Ultimi intrecci mafia-politica ad Alcamo ma non solo. Un vero e proprio terremoto quello scaturito dalle indagini della polizia della squadra mobile di Trapani e dello SCO su delega della Direzione distrettuale antimafia di Palermo. Nomi eccellenti sono finiti in carcere: l’ex senatore ed ex assessore regionale Nino Papania, fondatore del movimento politico Via, e l’ex vice-sindaco Pasquale Perricone. Quest’ultimo coinvolto in precedenti inchieste e più volte assolto. In carcere anche gli alcamesi Francesco Coppola, ritenuto il reggente della famiglia mafiosa locale; Giosuè Di Gregorio, pregiudicato per reati di vario genere; Gregorio Ascari, titolare di un noto lido balneare in zona Calatubo, e Giuseppe Sciacchitano, colui che avrebbe tenuto l’agenda del boss fissando incontri e appuntamenti. Misura cautelare in carcere anche per il Salvatore Li Bassi, ritenuto il nuovo capo della cosa mafiosa di Calatafimi; il salemitano Giorgio Benenati e il trapanese Antonino Minio, rappresentante della manovalanza a disposizione della famiglia mafiosa del capoluogo e trovato con 9 chilogrammi di marijuana. Ai domiciliari è invece finito il trapanese Giuseppe Pipitone, esponente della vecchia guardia di Cosa Nostra.

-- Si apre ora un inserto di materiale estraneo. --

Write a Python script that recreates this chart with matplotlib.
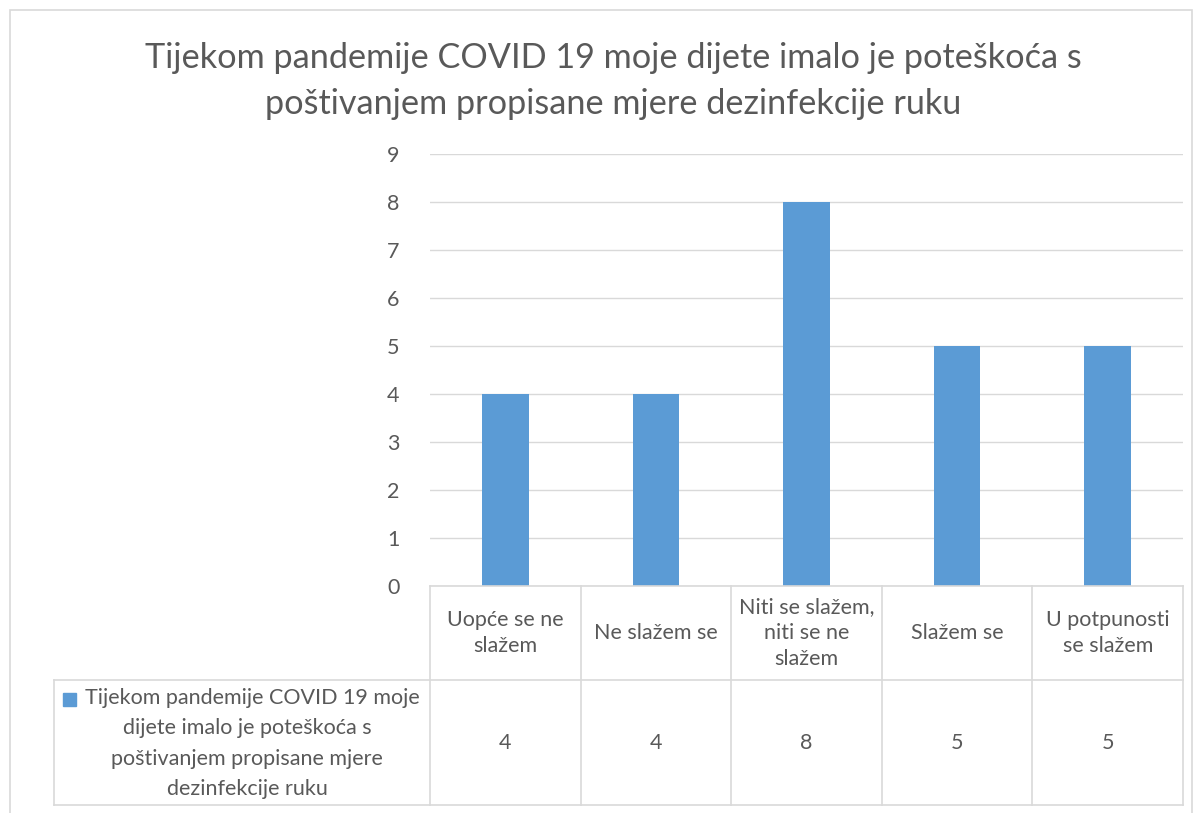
import matplotlib
matplotlib.use("Agg")
import matplotlib.pyplot as plt
from matplotlib.lines import Line2D
from matplotlib.patches import Rectangle

title = "Tijekom pandemije COVID 19 moje dijete imalo je poteškoća s\npoštivanjem propisane mjere dezinfekcije ruku"
categories = ["Uopće se ne\nslažem", "Ne slažem se", "Niti se slažem,\nniti se ne\nslažem", "Slažem se", "U potpunosti\nse slažem"]
values = [4, 4, 8, 5, 5]
series_name = "Tijekom pandemije COVID 19 moje\ndijete imalo je poteškoća s\npoštivanjem propisane mjere\ndezinfekcije ruku"
yticks = list(range(0, 10))

W, H = 1200, 813
BAR = "#5B9BD5"
GRID = "#D9D9D9"
TXT = "#595959"
FS = 15.5
plt.rcParams['font.family'] = ['Lato', 'DejaVu Sans']

fig = plt.figure(figsize=(W / 100, H / 100), dpi=100)

def fx(x):
    return x / W

def fy(y):
    return 1 - y / H

L, R, T, B = 430, 1183, 154, 586
ax = fig.add_axes([fx(L), fy(B), fx(R) - fx(L), fy(T) - fy(B)])
xs = list(range(len(categories)))
ax.bar(xs, values, width=0.31, color=BAR, zorder=3)
ax.set_xlim(-0.5, len(categories) - 0.5)
ax.set_ylim(0, 9)
ax.set_yticks(yticks)
ax.set_yticklabels([str(v) for v in yticks], fontsize=FS, color=TXT)
ax.tick_params(axis='y', length=0, pad=22)
ax.set_xticks([])
ax.grid(axis='y', color=GRID, linewidth=1, zorder=0)
for s in ax.spines.values():
    s.set_visible(False)

# Title
fig.text(fx(613), fy(81), title, ha='center', va='center', fontsize=24.7, color=TXT, linespacing=1.5)

# Outer chart border
fig.add_artist(Rectangle((fx(10), fy(830)), fx(1192) - fx(10), fy(10) - fy(830),
                         transform=fig.transFigure, fill=False, edgecolor=GRID, linewidth=1.2))

def hline(y, x0, x1):
    fig.add_artist(Line2D([fx(x0), fx(x1)], [fy(y), fy(y)], transform=fig.transFigure, color=GRID, linewidth=1.2))

def vline(x, y0, y1):
    fig.add_artist(Line2D([fx(x), fx(x)], [fy(y0), fy(y1)], transform=fig.transFigure, color=GRID, linewidth=1.2))

row1, row2 = 680, 805
hline(B, L, R)
hline(row1, 54, R)
hline(row2, 54, R)
vline(54, row1, row2)
colw = (R - L) / len(categories)
for i in range(len(categories) + 1):
    vline(L + i * colw, B, row2)

for i, (c, v) in enumerate(zip(categories, values)):
    cx = L + (i + 0.5) * colw
    fig.text(fx(cx), fy((B + row1) / 2), c, ha='center', va='center', fontsize=FS, color=TXT, linespacing=1.4)
    fig.text(fx(cx), fy((row1 + row2) / 2), str(v), ha='center', va='center', fontsize=FS, color=TXT)

# Legend cell: key square and series name, one line at a time
fig.add_artist(Rectangle((fx(63), fy(706)), fx(76) - fx(63), fy(693) - fy(706),
                         transform=fig.transFigure, color=BAR))
leg_lines = series_name.split("\n")
leg_y = [698, 728, 759, 789]
leg_x = [252, 247, 247, 247]
for t, yy, xx in zip(leg_lines, leg_y, leg_x):
    fig.text(fx(xx), fy(yy), t, ha='center', va='center', fontsize=FS, color=TXT)

fig.savefig("out.png", dpi=100, facecolor="white")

Tutti sono accusati a vario titolo di associazione a delinquere di stampo mafioso, scambio elettorale politico mafioso, estorsione e spaccio di stupefacenti aggravati dal metodo e dall’agevolazione mafiosa, nonché traffico di influenze, violazione di segreto d’ufficio e porto e detenzione illegale di armi. Molto pesante, secondo le indagini, la posizione dell’ex senatore Papania accusato di scambio elettorale politico-mafioso. Avrebbe elargito alla mafia locale migliaia di euro e posti di lavoro per ottenere voti in favore di Angelo Rocca, suo braccio destro e candidato alle ultime elezioni regionale del 2022. L’ex-vice sindaco di Alcamo, Pasquale Perricone, viene invece indicato dalla Procura della DDA come l’intermediario fra l’ex senatore e il clan mafioso. Dei rapporti fra Papania e Perricone si sarebbe occupato invece Giosuè Di Gregorio, pure lui ritenuto un componente del clan, uno dei principali collaboratori di Francesco Coppola.

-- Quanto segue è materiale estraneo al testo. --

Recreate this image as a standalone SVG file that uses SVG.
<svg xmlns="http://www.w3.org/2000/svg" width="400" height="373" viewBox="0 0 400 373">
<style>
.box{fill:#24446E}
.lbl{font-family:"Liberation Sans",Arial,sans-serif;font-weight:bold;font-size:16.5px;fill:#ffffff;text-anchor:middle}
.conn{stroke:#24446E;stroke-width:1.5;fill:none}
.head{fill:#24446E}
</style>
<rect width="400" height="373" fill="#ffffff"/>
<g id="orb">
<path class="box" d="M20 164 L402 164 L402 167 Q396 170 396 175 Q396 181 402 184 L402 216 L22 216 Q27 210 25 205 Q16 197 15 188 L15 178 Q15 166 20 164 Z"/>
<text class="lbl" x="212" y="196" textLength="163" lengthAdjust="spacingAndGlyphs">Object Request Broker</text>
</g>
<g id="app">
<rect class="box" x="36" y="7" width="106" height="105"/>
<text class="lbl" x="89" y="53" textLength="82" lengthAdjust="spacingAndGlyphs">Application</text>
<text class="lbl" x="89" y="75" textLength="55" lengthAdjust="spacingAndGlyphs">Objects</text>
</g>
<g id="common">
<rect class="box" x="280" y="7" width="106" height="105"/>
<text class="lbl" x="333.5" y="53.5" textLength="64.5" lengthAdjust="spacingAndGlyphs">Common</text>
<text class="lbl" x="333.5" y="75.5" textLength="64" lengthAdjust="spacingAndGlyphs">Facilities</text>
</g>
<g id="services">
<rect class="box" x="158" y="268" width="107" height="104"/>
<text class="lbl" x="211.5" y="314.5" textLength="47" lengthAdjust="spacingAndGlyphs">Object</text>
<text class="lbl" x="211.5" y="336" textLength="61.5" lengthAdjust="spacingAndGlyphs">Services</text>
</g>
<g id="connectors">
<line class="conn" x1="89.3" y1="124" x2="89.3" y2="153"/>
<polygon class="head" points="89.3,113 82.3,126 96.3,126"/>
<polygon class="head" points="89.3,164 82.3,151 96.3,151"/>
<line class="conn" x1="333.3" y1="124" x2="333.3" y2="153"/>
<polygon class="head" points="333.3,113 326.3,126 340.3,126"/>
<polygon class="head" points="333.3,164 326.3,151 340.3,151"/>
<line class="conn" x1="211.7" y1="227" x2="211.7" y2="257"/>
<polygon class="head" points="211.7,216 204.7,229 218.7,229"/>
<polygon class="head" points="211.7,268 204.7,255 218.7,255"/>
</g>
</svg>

Le indagini hanno consentito anche di ricostruire una serie di condotte estorsive, alcune consumate altre solo tentate, ai danni dell’imprenditore castellammarese della distribuzione alimentare Ignazio Blunda e degli alcamesi Vincenzo Pollina e Massimo Mulè, il primo imprenditore nell’edilizia e il secondo titolare di rivendite di autovetture. Le minacce, secondo gli investigatori, avrebbero puntato a far versare nelle mani di un uomo di fiducia del capo famiglia alcamese, la somma di 50 mila euro. Ulteriori condotte estorsive sarebbero state consumate in territorio alcamese nei confronti di Graziano Silaco, titolare di un maneggio, costretto ad abbandonare l’azienda per contrasti con un soggetto vicino al sodalizio mafioso. Infine le perquisizioni della polizia hanno scoperto 9 chilogrammi d marjuana, 2 fucili a canne mozzate calibro 12, con relativo munizionamento, entrambi rubati.